Since the early 2010s, the internet promised us a near-future in which we would be surrounded by self-driving cars and governed by all-knowing artificial intelligence.

Right now, however, few machine learning-centric startups have become as ubiquitous as Zoom, Notion or Slack. If the AI and machine learning industry is to be worth the $15 trillion it’s predicted to be by 2030, we only have another decade left to hit that goal! Using a hypothetical AI product targeted at recruitment agencies, let’s explore some challenges faced by AI/ML startups on their road to becoming household names.

Our imaginary startup uses speech recognition to help with candidate notetaking and natural language processing to create more efficient screening interviews. On the surface, it’s a rather exciting product: it’s trying to solve a huge problem (the laborious screening of candidates) by increasing efficiencies for recruitment using cutting-edge speech recognition (ASR) and natural language processing (NLP). Such a company would usually run into three challenges: how the machine learning and product create value for the customer; the inescapable fact that machine learning systems sometimes make errors; and relatively low returns from running the ML models themselves.

Defining value

We know established fields such as speech recognition (ASR) and natural language processing (NLP) are capable of astounding feats, but it’s challenging to make these processes accessible to the end user to solve their needs. In our example, to get a recruiter or a recruitment agency to pay for the product, our startup needs to understand how this product will generate money or value in the form of the aforementioned increase in efficiency. For the product to be successful, the ASR and NLP systems need to suggest improvements to interview calls so individual recruiters can implement the suggested changes, which in turn have to result in:

  1. More efficient and higher quality interviews
  2. A reduction in recruiters’ time spent time screening and an increase in candidates flowing through the pipelines
  3. The recruitment agency placing more candidates, improving its success rate resulting in better client retainment and a better track record for prospective clients

Lots has to happen before our product can generate value for the recruitment agency. This is not to say that such a product wouldn’t work or isn’t useful, but having numerous steps means that the efficiency savings created directly by the product cannot be easily measured. In other words, for a product to be successful, the ML system needs to be tightly coupled to the value the product generates for its users.

ML systems cost money

Another issue is the marginal cost. For our recruitment product, practicalities get in the way — a single recruiter would probably be on the phone with a candidate around 4 hours a day. At 260 working days a year, this equates to 1,000 hours of data per user per year to be processed. That’s a lot of input for a machine learning model to churn through.

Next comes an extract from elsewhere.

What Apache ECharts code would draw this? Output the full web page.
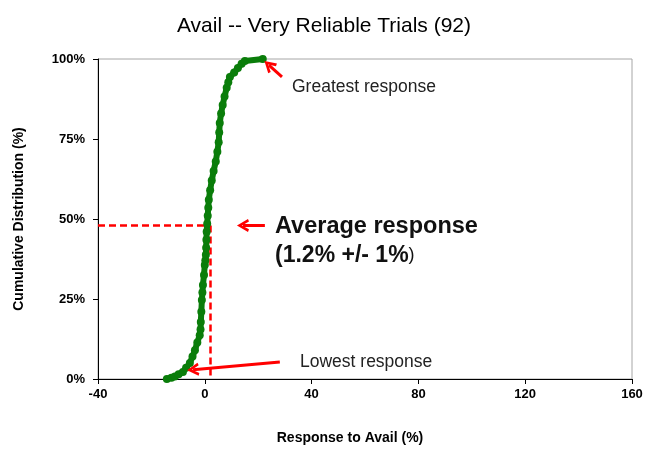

The tech giants’ heavily optimised ASR APIs cost at least $0.73 per hour of speech data, and if we (quite reasonably) assume that this is the cheapest any ASR system could possibly cost, this equates to at least approximately $730 a year. This marginal cost will need to be absorbed by the customer recruitment agency. And that’s just the speech recognition.

Most machine learning systems require GPUs for fast inference times, which can be expensive to run. Especially for smaller startups that don’t have the resources to make the hardware optimisations needed for cheaper inference. A more viable ML product is one in which the ML system focuses on “low volume, high impact” data, where few inferences are needed over the course of a month or a year, but each run and output of the system is worth more.

Inevitable ML errors

It’s no secret that statistical machine learning systems can sometimes be wrong. Claims that state-of-the-art ML systems achieve accuracies of 95-99% often neglect to address the remaining 1-5% error rate, which amounts to a 1-in-100 or 1-in-20 chance of error every time you run the model. Taking our recruitment product: four hours of phone conversations is a lot of words; even if your ASR system is 99% accurate, that’s also a lot of erroneous predictions every day.

There’s an established solution for this, especially in the field of translation, where a human-in-the-loop process is used to spot and correct any errors that have arisen from the ML system. This process can be managed in two ways — by bringing the human-in-the-loop process in house, or by making the end users the humans-in-the-loop. However a company chooses to manage the process, it’s both an additional cost and another step in the chain to creating value.

ML-based products are possible

There are companies that avoid these three pitfalls and create successful commercial products. Unbabel, for instance, uses machine translation systems to empower a human-in-the-loop process for translating customer support messages and emails. Meanwhile, Calipsa uses computer vision systems to reduce false alarms from security camera alerts by up to 90%, so that the important alarms can be passed through to human operators.

Like these companies, Papercup has grappled with these challenges to ensure that the quality of our translation system has a direct impact for our customers; that we specifically target customers for whom we can create the most value, while our human-in-the-loop process ensures a high quality output that is free from machine learning errors.